Leila is a fetch - a consciousness composed of her digital self formed during her organic existence and in the first book rescued by her brother from a plague that eroded her memories. Seen as a second class citizen, Leila tries to hide her true nature as much as possible, even from herself. However, her brother Dieter, fascinated by old technology, has an accident when a strange box is sent to him in the post, and on his deathbed signs over his fetch in exchange for a huge payout that would lift Leila out of her precarious existence and into the world of the super rich.
Devastated by the realisation that she won’t be able to see her brother again, Leila sets out to uncover what really happened. Delving deeper than ever into an online world, and trying to keep one step ahead of the pressure men, she will do whatever she can to save what remains of her brother before he glitches into non-existence.
I hadn’t heard of this series before, so didn’t know that this was the second book, but thankfully this story has moved on enough from previous events that it was easy to understand the world of the Station - an outpost for humanity which is ruled by a series of gods and where you can come back from death for another go at life. I kind of imagine it as though the new gods from Neil Gaiman’s American Gods had taken over and all life is constantly connected to the digital world, augmenting reality in an aggressively consumerist fashion.

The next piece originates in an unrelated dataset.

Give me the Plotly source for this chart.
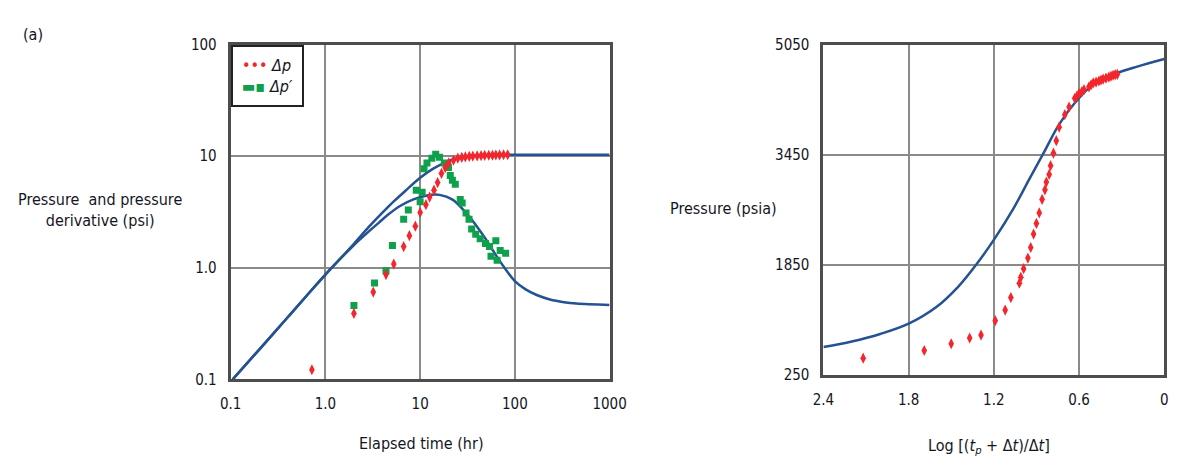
import plotly.graph_objects as go

W, H = 1190, 474

# ---------------- Left panel data (log-log diagnostic) ----------------
model_p_t = [0.105, 0.2, 0.4, 0.7, 1.0, 1.5, 2.0, 2.84, 4.0, 5.3, 7.0, 10, 13.6, 19, 24, 30, 40, 60, 100, 300, 1000]
model_p_v = [0.1, 0.185, 0.36, 0.62, 0.87, 1.26, 1.64, 2.3, 3.12, 3.95, 4.9, 6.4, 7.7, 8.9, 9.55, 9.95, 10.2, 10.3, 10.3, 10.3, 10.3]

model_d_t = [0.105, 0.2, 0.4, 0.7, 1.0, 1.5, 2.0, 2.84, 3.6, 4.6, 6.2, 8.5, 11.8, 16, 22, 30.5, 41.5, 49, 58, 67,
             79, 100, 130, 170, 235, 330, 445, 1000]
model_d_v = [0.1, 0.185, 0.36, 0.62, 0.87, 1.25, 1.6, 2.1, 2.5, 3.0, 3.6, 4.1, 4.45, 4.5, 4.08, 3.1, 2.23, 1.82,
             1.45, 1.2, 0.98, 0.76, 0.64, 0.57, 0.52, 0.492, 0.478, 0.465]

dp_t = [0.72, 2.0, 3.2, 4.36, 5.27, 6.7, 7.7, 8.9, 10.0, 11.5, 12.6, 14.0, 15.3, 16.8, 18.4, 20, 22.5, 25,
        27.5, 30, 33, 36, 40, 44, 48, 53, 58, 63, 69, 76, 84]
dp_v = [0.122, 0.39, 0.606, 0.87, 1.08, 1.55, 1.94, 2.36, 3.13, 3.68, 4.3, 4.96, 5.8, 7.0, 7.9, 8.7, 9.2, 9.6,
        9.75, 9.85, 9.95, 10.0, 10.05, 10.1, 10.15, 10.2, 10.2, 10.25, 10.25, 10.3, 10.3]

dpd_t = [2.0, 3.3, 4.36, 5.1, 6.7, 7.5, 9.1, 10.0, 10.5, 11.0, 11.8, 13.3, 14.6, 16, 18, 19.9, 20.8, 21.9, 23.5,
         26.5, 27.8, 30.5, 32.8, 35, 38.6, 43, 49, 54, 56, 63, 65, 70, 80]
dpd_v = [0.46, 0.73, 0.94, 1.58, 2.72, 3.3, 4.96, 3.9, 4.76, 7.7, 8.7, 9.6, 10.4, 9.8, 8.7, 7.9, 6.7, 6.1, 5.6,
         4.1, 3.8, 3.1, 2.72, 2.23, 2.0, 1.82, 1.65, 1.55, 1.27, 1.75, 1.17, 1.43, 1.35]

left_x_ticks = [0.1, 1, 10, 100, 1000]
left_x_text = ["0.1", "1.0", "10", "100", "1000"]
left_y_ticks = [0.1, 1, 10, 100]
left_y_text = ["0.1", "1.0", "10", "100"]

# ---------------- Right panel data (Horner plot) ----------------
horner_model_x = [2.4, 2.2, 2.0, 1.8, 1.6, 1.45, 1.33, 1.2, 1.06, 0.95, 0.85, 0.74, 0.62, 0.5, 0.345, 0.19, 0.0]
horner_model_p = [650, 730, 840, 990, 1240, 1530, 1832, 2210, 2672, 3092, 3470, 3890, 4225, 4470, 4625, 4730, 4840]

horner_x = [2.12, 1.69, 1.50, 1.37, 1.29, 1.19, 1.12, 1.08, 1.02, 1.01, 0.99, 0.96, 0.94, 0.92, 0.90, 0.88,
            0.86, 0.84, 0.83, 0.81, 0.80, 0.78, 0.76, 0.74, 0.70, 0.67, 0.63, 0.615, 0.60, 0.58, 0.565, 0.53,
            0.515, 0.50, 0.48, 0.46, 0.445, 0.43, 0.41, 0.39, 0.375, 0.36, 0.345, 0.33]
horner_p = [488, 600, 698, 782, 824, 1034, 1188, 1370, 1580, 1664, 1790, 1944, 2098, 2294, 2448, 2602,
            2798, 2938, 3050, 3162, 3288, 3470, 3652, 3848, 4030, 4142, 4268, 4300, 4338, 4365, 4394, 4436,
            4465, 4492, 4505, 4520, 4535, 4548, 4562, 4576, 4590, 4604, 4612, 4618]

right_x_ticks = [2.4, 1.8, 1.2, 0.6, 0]
right_x_text = ["2.4", "1.8", "1.2", "0.6", "0"]
right_y_ticks = [250, 1850, 3450, 5050]
right_y_text = ["250", "1850", "3450", "5050"]

# ---------------- Styles ----------------
FONT = "DejaVu Sans Condensed, Liberation Sans Narrow, Roboto, sans-serif"
TXT = "#15151f"
BLUE = "#245292"
RED = "#f2262c"
GREEN = "#0ea04c"
GRID = "#8a8a8a"
FRAME = "#4d4d4d"

fig = go.Figure()

# model curves (left)
fig.add_trace(go.Scatter(x=model_p_t, y=model_p_v, mode="lines",
                         line=dict(color=BLUE, width=2.5, shape="spline", smoothing=1.0),
                         showlegend=False, xaxis="x", yaxis="y"))
fig.add_trace(go.Scatter(x=model_d_t, y=model_d_v, mode="lines",
                         line=dict(color=BLUE, width=2.5, shape="spline", smoothing=1.0),
                         showlegend=False, xaxis="x", yaxis="y"))
# data (left)
fig.add_trace(go.Scatter(x=dpd_t, y=dpd_v, mode="markers", name="Δp′",
                         marker=dict(symbol="square", size=7, color=GREEN),
                         showlegend=False, xaxis="x", yaxis="y"))
fig.add_trace(go.Scatter(x=dp_t, y=dp_v, mode="markers", name="Δp",
                         marker=dict(symbol="diamond-tall", size=8, color=RED),
                         showlegend=False, xaxis="x", yaxis="y"))

# right panel
fig.add_trace(go.Scatter(x=horner_model_x, y=horner_model_p, mode="lines",
                         line=dict(color=BLUE, width=2.5, shape="spline", smoothing=1.0), showlegend=False,
                         xaxis="x2", yaxis="y2"))
fig.add_trace(go.Scatter(x=horner_x, y=horner_p, mode="markers",
                         marker=dict(symbol="diamond-tall", size=8, color=RED), showlegend=False,
                         xaxis="x2", yaxis="y2"))

tickfont = dict(family=FONT, size=15, color=TXT)
axis_common = dict(showline=True, mirror=True, linecolor=FRAME, linewidth=3, showgrid=True,
                   gridcolor=GRID, gridwidth=2, ticks="", zeroline=False, tickfont=tickfont, fixedrange=True)

lx0, lx1 = 225 / W, 613 / W
ly0, ly1 = 1 - 385 / H, 1 - 37 / H
rx0, rx1 = 832 / W, 1181 / W
ry0, ry1 = 1 - 380 / H, 1 - 37 / H

fig.update_layout(
    width=W, height=H,
    margin=dict(l=0, r=0, t=0, b=0),
    paper_bgcolor="white", plot_bgcolor="white",
    font=dict(family=FONT, color=TXT, size=16),
    xaxis=dict(type="log", range=[-1, 3], domain=[lx0, lx1], anchor="y",
               tickvals=left_x_ticks, ticktext=left_x_text, ticklabelstandoff=9, **axis_common),
    yaxis=dict(type="log", range=[-1, 2], domain=[ly0, ly1], anchor="x",
               tickvals=left_y_ticks, ticktext=left_y_text, ticklabelstandoff=8, **axis_common),
    xaxis2=dict(range=[2.4, 0], domain=[rx0, rx1], anchor="y2",
                tickvals=right_x_ticks, ticktext=right_x_text, ticklabelstandoff=9, **axis_common),
    yaxis2=dict(range=[250, 5050], domain=[ry0, ry1], anchor="x2",
                tickvals=right_y_ticks, ticktext=right_y_text, ticklabelstandoff=8, **axis_common),
    showlegend=False,
)

ann = dict(xref="paper", yref="paper", showarrow=False, font=dict(family=FONT, size=16, color=TXT))

# legend box (drawn as a bordered text box)
legend_text = (f"<span style='color:{RED}'>•••</span> <i>Δp</i><br>"
               f"<span style='color:{GREEN}'>▬▪</span> <i>Δp′</i>")
fig.add_annotation(text=legend_text, x=lx0, y=ly1, xanchor="left", yanchor="top", align="left",
                   bgcolor="white", bordercolor="#222", borderwidth=2, borderpad=9,
                   xref="paper", yref="paper", showarrow=False,
                   font=dict(family=FONT, size=16, color=TXT))

fig.add_annotation(text="(a)", x=10 / W, y=1 - 26 / H, xanchor="left", yanchor="middle", **ann)
fig.add_annotation(text="Pressure  and pressure<br>derivative (psi)", x=91 / W, y=1 - 209 / H,
                   xanchor="center", yanchor="middle", align="center", **ann)
fig.add_annotation(text="Pressure (psia)", x=730 / W, y=1 - 207 / H, xanchor="center", yanchor="middle", **ann)
fig.add_annotation(text="Elapsed time (hr)", x=420 / W, y=1 - 452 / H, xanchor="center", yanchor="middle", **ann)
fig.add_annotation(text="Log [(<i>t</i><sub><i>p</i></sub> + Δ<i>t</i>)/Δ<i>t</i>]", x=1002 / W, y=1 - 455 / H,
                   xanchor="center", yanchor="middle", **ann)

fig.write_html("out.html",
               post_script="document.body.style.margin='0';document.body.style.overflow='hidden';")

I find the blurring of what we would consider to be the real world and augmented reality to be fascinating, and Waking Hell is another great take on how humanity could develop as we alter the world around us to be whatever we want it to be, and even overcome death, though of course there are still the problems of prejudice, hatred of the ‘other’, poverty and those who want to change society into what they believe it should look like. When a person can be created from the digital traces they left behind, and when these memories can be rewritten, along with everybody who knows you, this raises interesting questions around what makes a person an individual and how people connect. This book even stretches the definition of what a person is, with highly intelligent AI programmes controlling nanogel forms and for all intents and purposes being an individual in their own right.
At the centre is a lovely story about the unbreakable connection between two siblings that need each other, which forms a focal point around which the entire world, or worlds, are shifting as huge powers struggle for control. I thoroughly enjoyed it.